Check each line of the records below and collect those holding "chart".

*** Records shown

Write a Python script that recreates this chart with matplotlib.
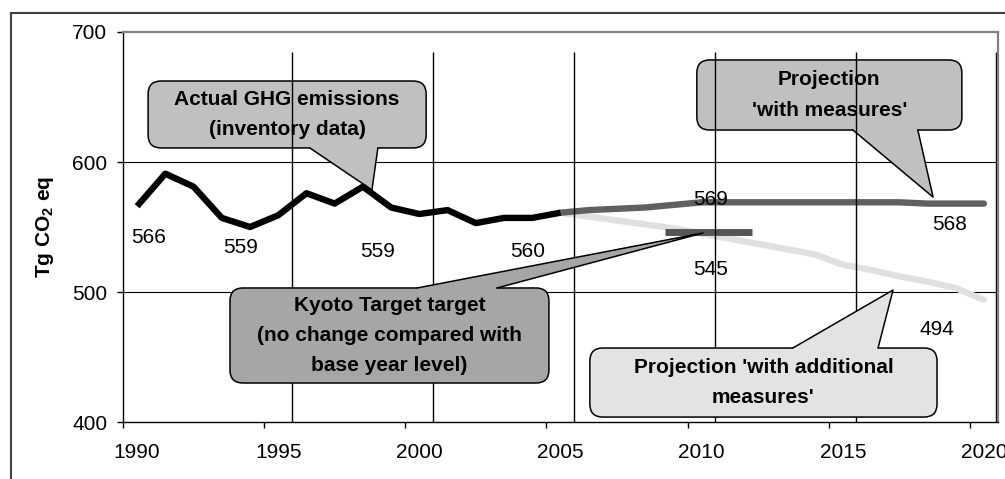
import numpy as np
import matplotlib
matplotlib.use('Agg')
import matplotlib.pyplot as plt
from matplotlib.patches import FancyBboxPatch, Polygon
from matplotlib.lines import Line2D

plt.rcParams['font.family'] = ['Liberation Sans', 'DejaVu Sans']
plt.rcParams['mathtext.fontset'] = 'custom'
plt.rcParams['mathtext.rm'] = 'Liberation Sans'
plt.rcParams['mathtext.bf'] = 'Liberation Sans:bold'

# --- data ---
years_actual = np.arange(1990, 2006)
actual = [566, 591, 581, 557, 550, 559, 576, 568, 581, 565, 560, 563, 553, 557, 557, 561]

years_proj = np.arange(2005, 2021)
with_measures = [561, 563, 564, 565, 567, 569, 569, 569, 569, 569, 569, 569, 569, 568, 568, 568]
with_additional = [561, 558, 555, 552, 549, 545, 541, 537, 533, 529, 521, 517, 512, 508, 503, 494]

kyoto_years = [2008.7, 2011.8]
kyoto_level = 546

tick_years = [1990, 1995, 2000, 2005, 2010, 2015, 2020]
y_ticks = [400, 500, 600, 700]

value_labels = ['566', '559', '559', '560', '569', '568', '545', '494']

# --- layout (annotation positions, data coords) ---
label_pos = [(1990.42, 537.7), (1993.68, 530), (1998.53, 526.9), (2003.85, 526.9),
             (2010.33, 566.9), (2018.8, 547.7), (2010.33, 513.1), (2018.34, 466.9)]
vline_x = [1995.47, 2000.47, 2005.49, 2010.47, 2015.47, 2020.42]

PX_X = 875 / 31.0   # pixels per year
PX_Y = 390 / 300.0  # pixels per Tg


def callout(ax, box, base, tip, text, fc, z):
    x0, x1, y0, y1 = box
    r = 13 / PX_X
    patch = FancyBboxPatch((x0, y0), x1 - x0, y1 - y0,
                           boxstyle='round,pad=0,rounding_size=%f' % r,
                           mutation_aspect=PX_X / PX_Y,
                           fc=fc, ec='black', lw=1.1, zorder=z)
    ax.add_patch(patch)
    if tip[1] < y0:
        edge, inner = y0, y0 + 3 / PX_Y
    else:
        edge, inner = y1, y1 - 3 / PX_Y
    b0, b1 = base
    ax.add_patch(Polygon([(b0, inner), (b0, edge), tip, (b1, edge), (b1, inner)],
                         closed=True, fc=fc, ec='none', zorder=z))
    ax.plot([b0, tip[0], b1], [edge, tip[1], edge], color='black', lw=1.1, zorder=z)
    ax.text((x0 + x1) / 2, (y0 + y1) / 2, text, ha='center', va='center',
            fontsize=15, fontweight='bold', linespacing=1.75, zorder=z)


fig = plt.figure(figsize=(10.05, 4.79), dpi=100)
ax = fig.add_axes([123 / 1005, 1 - 422 / 479, 875 / 1005, 390 / 479])

# outer frame
fig.add_artist(Line2D([11 / 1005, 1], [1 - 13 / 479, 1 - 13 / 479],
                      transform=fig.transFigure, color='#404040', lw=1.5))
fig.add_artist(Line2D([11 / 1005, 11 / 1005], [1 - 13 / 479, 0],
                      transform=fig.transFigure, color='#404040', lw=1.5))

ax.hlines([500, 600], 1989.5, 2020.5, color='black', lw=0.8, zorder=0.5)

callout(ax, (1990.39, 2000.24, 610.8, 662.3), (1996.12, 1998.53), (1998.32, 578.5),
        'Actual GHG emissions\n(inventory data)', '#c0c0c0', 1)
callout(ax, (2009.83, 2019.22, 624.6, 678.5), (2015.36, 2017.66), (2018.2, 573),
        "Projection\n'with measures'", '#c0c0c0', 1)

ax.plot(years_proj, with_additional, color='#e0e0e0', lw=4.6, solid_capstyle='round', zorder=2)
ax.plot(years_proj, with_measures, color='#606060', lw=4.6, solid_capstyle='round', zorder=2.1)
ax.plot(years_actual, actual, color='black', lw=4.6, solid_capstyle='butt', zorder=2.2)
ax.plot(kyoto_years, [kyoto_level, kyoto_level], color='#555555', lw=5, solid_capstyle='butt', zorder=2.3)

ax.vlines(vline_x, 400, 684.6, color='black', lw=1, zorder=2.5)

callout(ax, (1993.29, 2004.59, 430, 503.1), (1999.92, 2002.75), (2010.05, 545.4),
        'Kyoto Target target\n(no change compared with\nbase year level)', '#a6a6a6', 3)
callout(ax, (2006.04, 2018.34, 403.8, 456.9), (2013.23, 2016.25), (2016.78, 501.5),
        "Projection 'with additional\nmeasures'", '#e3e3e3', 3)

for txt, (lx, ly) in zip(value_labels, label_pos):
    ax.text(lx, ly, txt, ha='center', va='baseline', fontsize=15, zorder=4)

ax.set_xlim(1989.5, 2020.5)
ax.set_ylim(400, 700)
ax.set_xticks(tick_years)
ax.set_xticklabels([str(y) for y in tick_years])
ax.set_xticks(np.arange(1989.5, 2020, 5), minor=True)
ax.tick_params(axis='x', which='major', length=0, pad=15, labelsize=15)
ax.tick_params(axis='x', which='minor', length=4.3, width=1, direction='out')
ax.set_yticks(y_ticks)
ax.tick_params(axis='y', length=4.3, width=1, pad=7, labelsize=15)

for s in ['top', 'right']:
    ax.spines[s].set_color('#808080')
    ax.spines[s].set_linewidth(1.6)
for s in ['left', 'bottom']:
    ax.spines[s].set_color('black')
    ax.spines[s].set_linewidth(1)

fig.text(45 / 1005, 1 - 227 / 479, r'Tg CO$_\mathbf{2}$ eq', rotation=90,
         ha='center', va='center', fontsize=15, fontweight='bold')

fig.savefig('out.png', dpi=100, facecolor='white')
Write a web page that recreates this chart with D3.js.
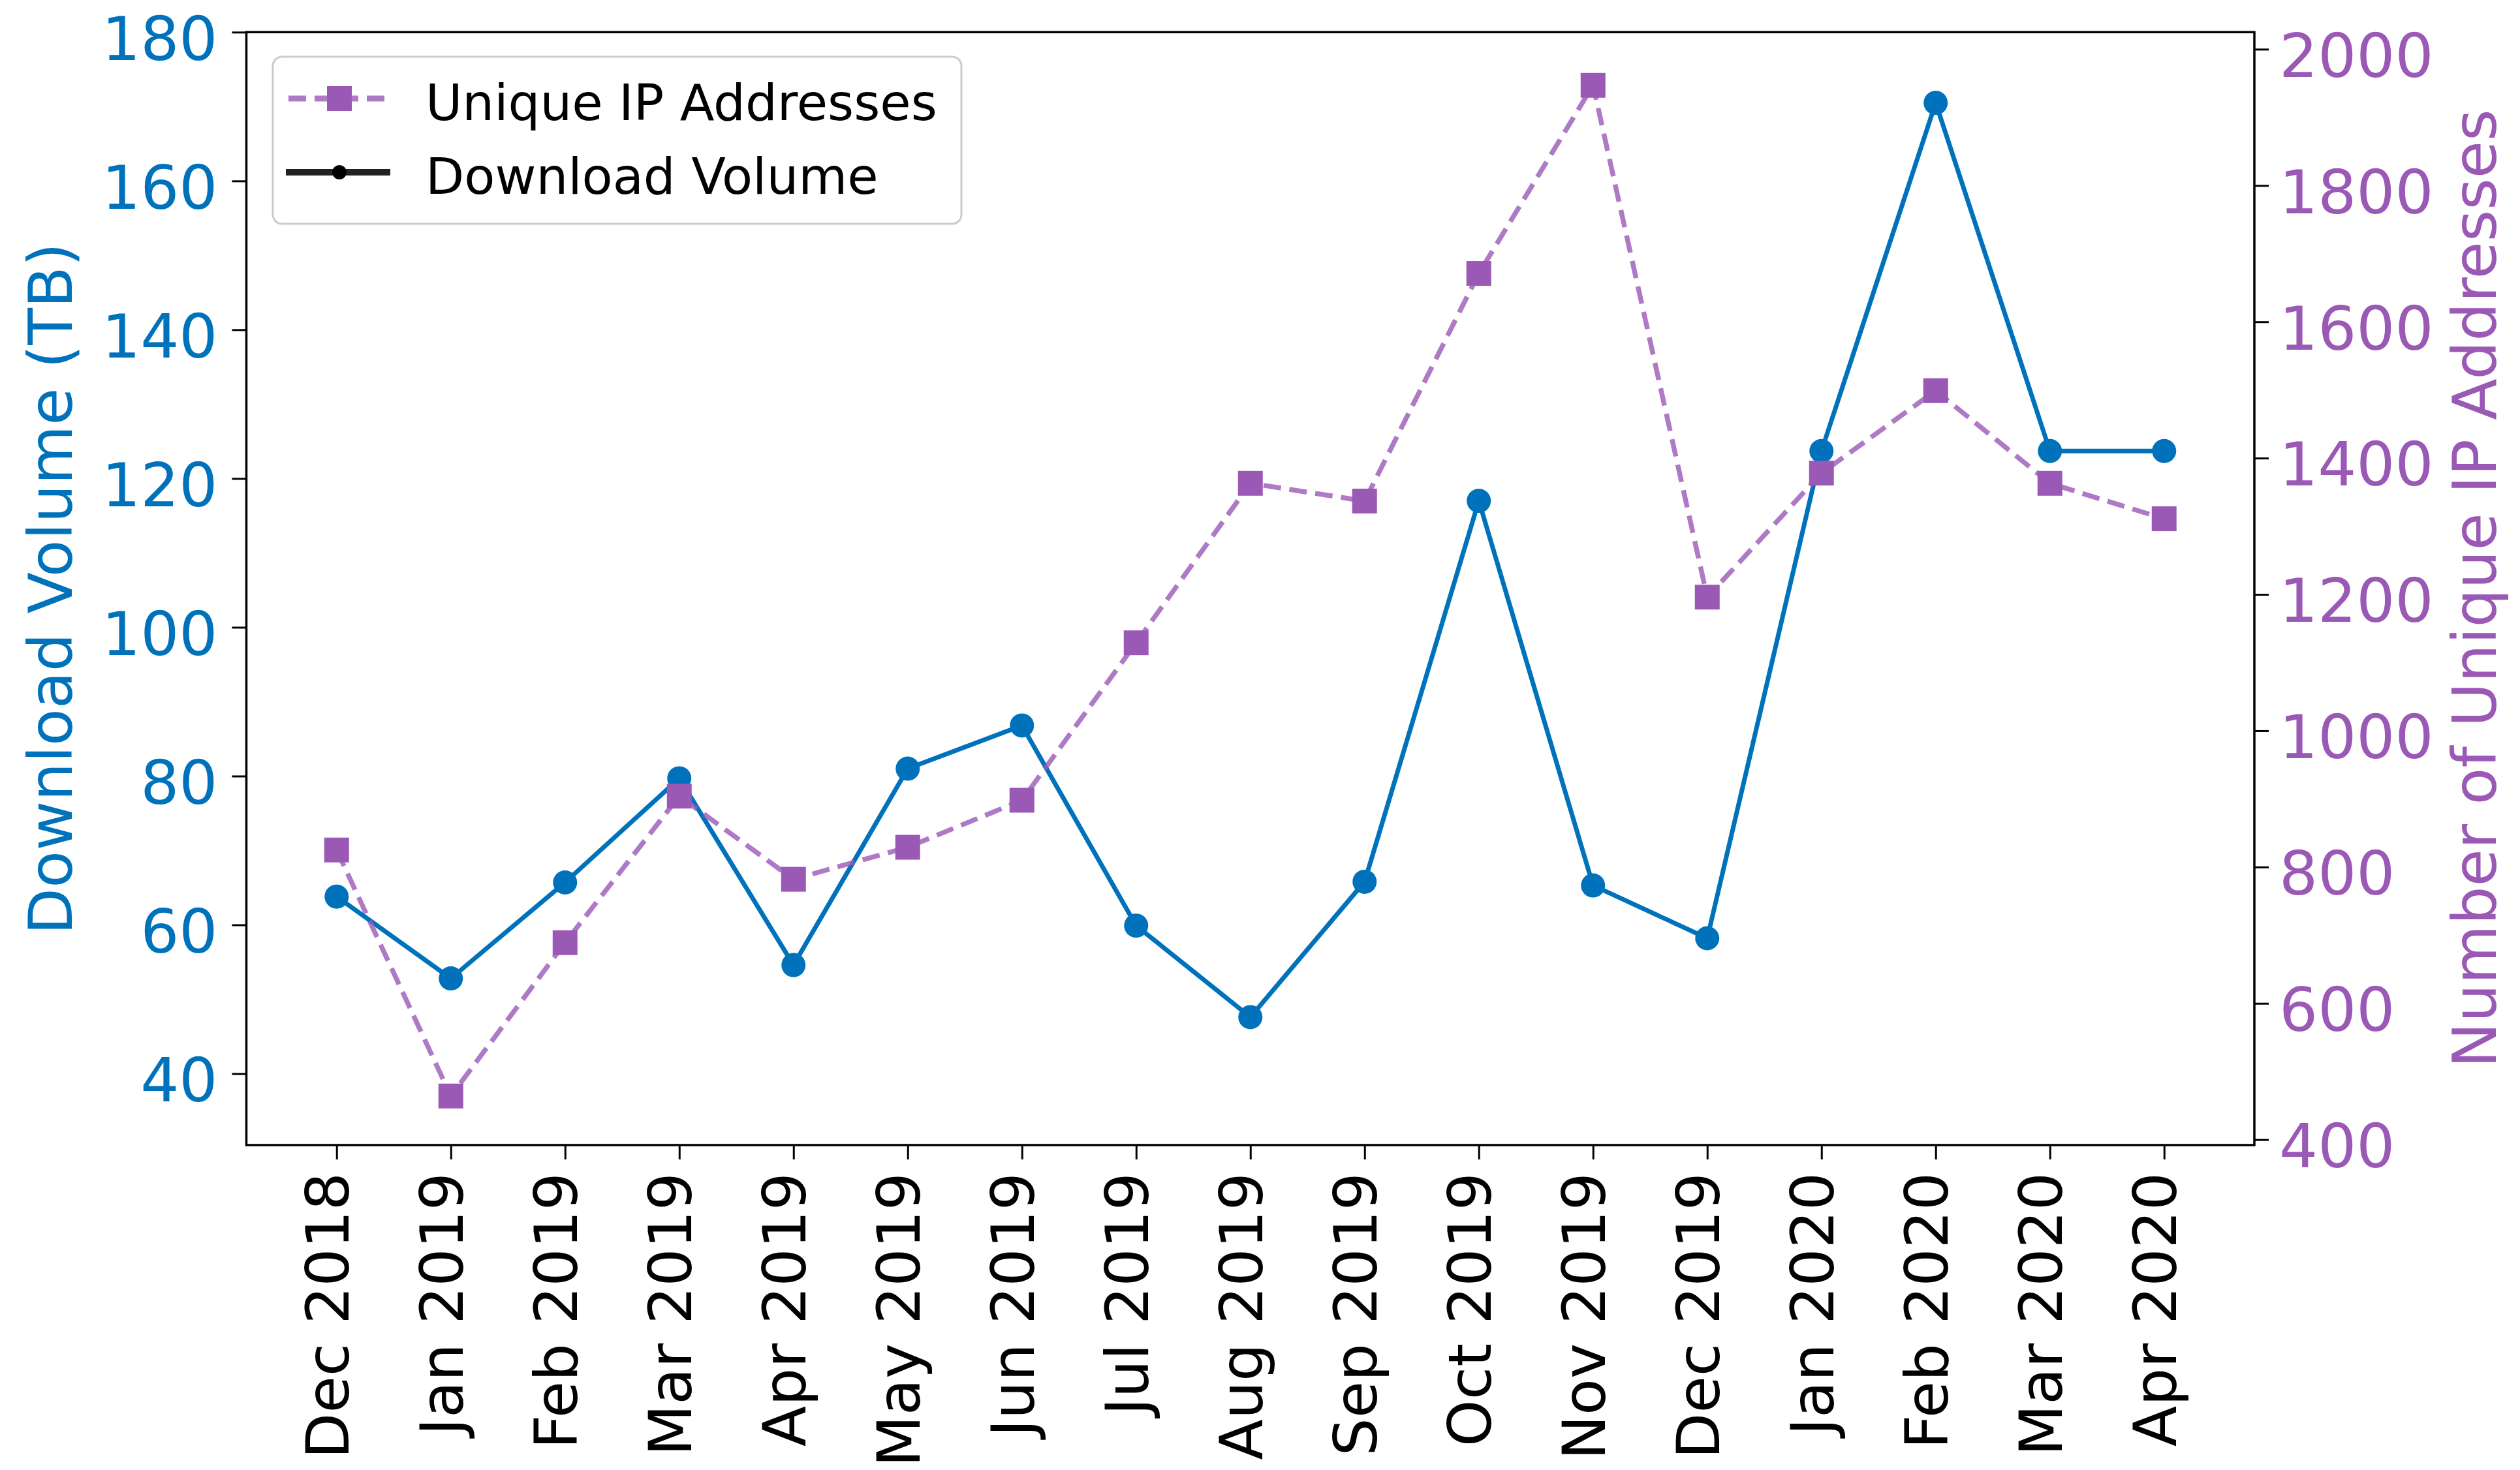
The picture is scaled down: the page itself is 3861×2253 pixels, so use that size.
<!DOCTYPE html>
<html>
<head>
<meta charset="utf-8">
<script src="https://cdn.jsdelivr.net/npm/d3@7"></script>
<style>
  html, body { margin: 0; padding: 0; background: #fff; }
  svg { display: block; }
  svg text { font-family: "DejaVu Sans", "Noto Sans", sans-serif !important; }
</style>
</head>
<body>
<svg id="chart" width="3861" height="2253"></svg>
<script>
// ---- data ----
const months = ["Dec 2018","Jan 2019","Feb 2019","Mar 2019","Apr 2019","May 2019","Jun 2019",
  "Jul 2019","Aug 2019","Sep 2019","Oct 2019","Nov 2019","Dec 2019","Jan 2020","Feb 2020",
  "Mar 2020","Apr 2020"];
const downloadTB = [63.8, 52.8, 65.7, 79.7, 54.6, 81.0, 86.8, 59.9, 47.6, 65.8, 117.0, 65.3,
  58.2, 123.7, 170.5, 123.7, 123.7];
const uniqueIPs = [825, 464, 689, 904, 782, 829, 898, 1129, 1363, 1337, 1671, 1947, 1196,
  1378, 1499, 1363, 1311];
const leftTicks = [40, 60, 80, 100, 120, 140, 160, 180];
const rightTicks = [400, 600, 800, 1000, 1200, 1400, 1600, 1800, 2000];
const legendLabels = ["Unique IP Addresses", "Download Volume"];

// ---- layout ----
const plot = { left: 377.5, right: 3454, top: 49.3, bottom: 1755 };
const BLUE = "#0072BB", PURPLE = "#9B59B6";
const FS = 93, XFS = 91.5, LFS = 77, TICK = 22;
const FONT = "DejaVu Sans";

const svg = d3.select("#chart");

const x = d3.scaleLinear().domain([-0.79, months.length - 1 + 0.79]).range([plot.left, plot.right]);
const yL = d3.scaleLinear().domain([30.4, 180]).range([plot.bottom, plot.top]);
const yR = d3.scaleLinear().domain([392, 2025]).range([plot.bottom, plot.top]);

// ---- axes ----
const xAxis = d3.axisBottom(x).tickValues(d3.range(months.length))
  .tickFormat(i => months[i]).tickSize(TICK).tickSizeOuter(0);
const gx = svg.append("g").attr("transform", `translate(0,${plot.bottom})`).call(xAxis);

const gl = svg.append("g").attr("transform", `translate(${plot.left},0)`)
  .call(d3.axisLeft(yL).tickValues(leftTicks).tickFormat(d3.format("d")).tickSize(TICK).tickSizeOuter(0));

const gr = svg.append("g").attr("transform", `translate(${plot.right},0)`)
  .call(d3.axisRight(yR).tickValues(rightTicks).tickFormat(d3.format("d")).tickSize(TICK).tickSizeOuter(0));

svg.selectAll("g").attr("font-family", FONT).attr("font-size", FS);
svg.selectAll(".domain").remove();
svg.selectAll(".tick line").attr("stroke", "#000").attr("stroke-width", 3);

gx.selectAll("text")
  .attr("transform", "rotate(-90)")
  .attr("text-anchor", "end")
  .attr("x", -42).attr("y", 0).attr("dy", "0.19em")
  .attr("fill", "#000").style("font-size", XFS + "px");
gl.selectAll("text").attr("x", -44).attr("dy", "0.45em").attr("fill", BLUE).style("font-size", FS + "px");
gr.selectAll("text").attr("x", 38).attr("dy", "0.45em").attr("fill", PURPLE).style("font-size", FS + "px");

// frame
svg.append("rect")
  .attr("x", plot.left).attr("y", plot.top)
  .attr("width", plot.right - plot.left).attr("height", plot.bottom - plot.top)
  .attr("fill", "none").attr("stroke", "#000").attr("stroke-width", 3.5);

// axis labels
const midY = (plot.top + plot.bottom) / 2;
svg.append("text").attr("transform", `translate(110,${midY}) rotate(-90)`)
  .attr("text-anchor", "middle").attr("fill", BLUE)
  .attr("font-family", FONT).style("font-size", FS + "px")
  .text("Download Volume (TB)");
svg.append("text").attr("transform", `translate(3824,${midY}) rotate(-90)`)
  .attr("text-anchor", "middle").attr("fill", PURPLE)
  .attr("font-family", FONT).style("font-size", FS + "px")
  .text("Number of Unique IP Addresses");

// ---- series: download volume ----
const lineL = d3.line().x((d, i) => x(i)).y(d => yL(d));
svg.append("path").datum(downloadTB).attr("d", lineL)
  .attr("fill", "none").attr("stroke", BLUE).attr("stroke-width", 7)
  .attr("stroke-linejoin", "round");
svg.append("g").selectAll("circle").data(downloadTB).join("circle")
  .attr("cx", (d, i) => x(i)).attr("cy", d => yL(d)).attr("r", 18.5)
  .attr("fill", BLUE);

// ---- series: unique IPs ----
const lineR = d3.line().x((d, i) => x(i)).y(d => yR(d));
svg.append("path").datum(uniqueIPs).attr("d", lineR)
  .attr("fill", "none").attr("stroke", PURPLE).attr("stroke-opacity", 0.8)
  .attr("stroke-width", 7.5).attr("stroke-dasharray", "27,13");
const SQ = 38;
svg.append("g").selectAll("rect").data(uniqueIPs).join("rect")
  .attr("x", (d, i) => x(i) - SQ / 2).attr("y", d => yR(d) - SQ / 2)
  .attr("width", SQ).attr("height", SQ).attr("fill", PURPLE);

// ---- legend ----
const lg = svg.append("g");
lg.append("rect").attr("x", 418).attr("y", 87).attr("width", 1055).attr("height", 256)
  .attr("rx", 14).attr("fill", "#fff").attr("fill-opacity", 0.85)
  .attr("stroke", "#cccccc").attr("stroke-width", 3);
const rowY = [151, 264];
lg.append("line").attr("x1", 442).attr("x2", 598).attr("y1", rowY[0]).attr("y2", rowY[0])
  .attr("stroke", PURPLE).attr("stroke-opacity", 0.8).attr("stroke-width", 9)
  .attr("stroke-dasharray", "27,13");
lg.append("rect").attr("x", 520 - SQ / 2).attr("y", rowY[0] - SQ / 2)
  .attr("width", SQ).attr("height", SQ).attr("fill", PURPLE);
lg.append("line").attr("x1", 438).attr("x2", 598).attr("y1", rowY[1]).attr("y2", rowY[1])
  .attr("stroke", "#222").attr("stroke-width", 10);
lg.append("circle").attr("cx", 520).attr("cy", rowY[1]).attr("r", 11).attr("fill", "#000");
lg.selectAll("text.lbl").data(legendLabels).join("text").attr("class", "lbl")
  .attr("x", 652).attr("y", (d, i) => rowY[i]).attr("dy", "0.43em")
  .attr("fill", "#000").attr("font-family", FONT).style("font-size", LFS + "px").text(d => d);
</script>
</body>
</html>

******

__Result below__
Write a Python script that recreates this chart with matplotlib.
Write a web page that recreates this chart with D3.js.
<svg id="chart" width="3861" height="2253"></svg>
const svg = d3.select("#chart");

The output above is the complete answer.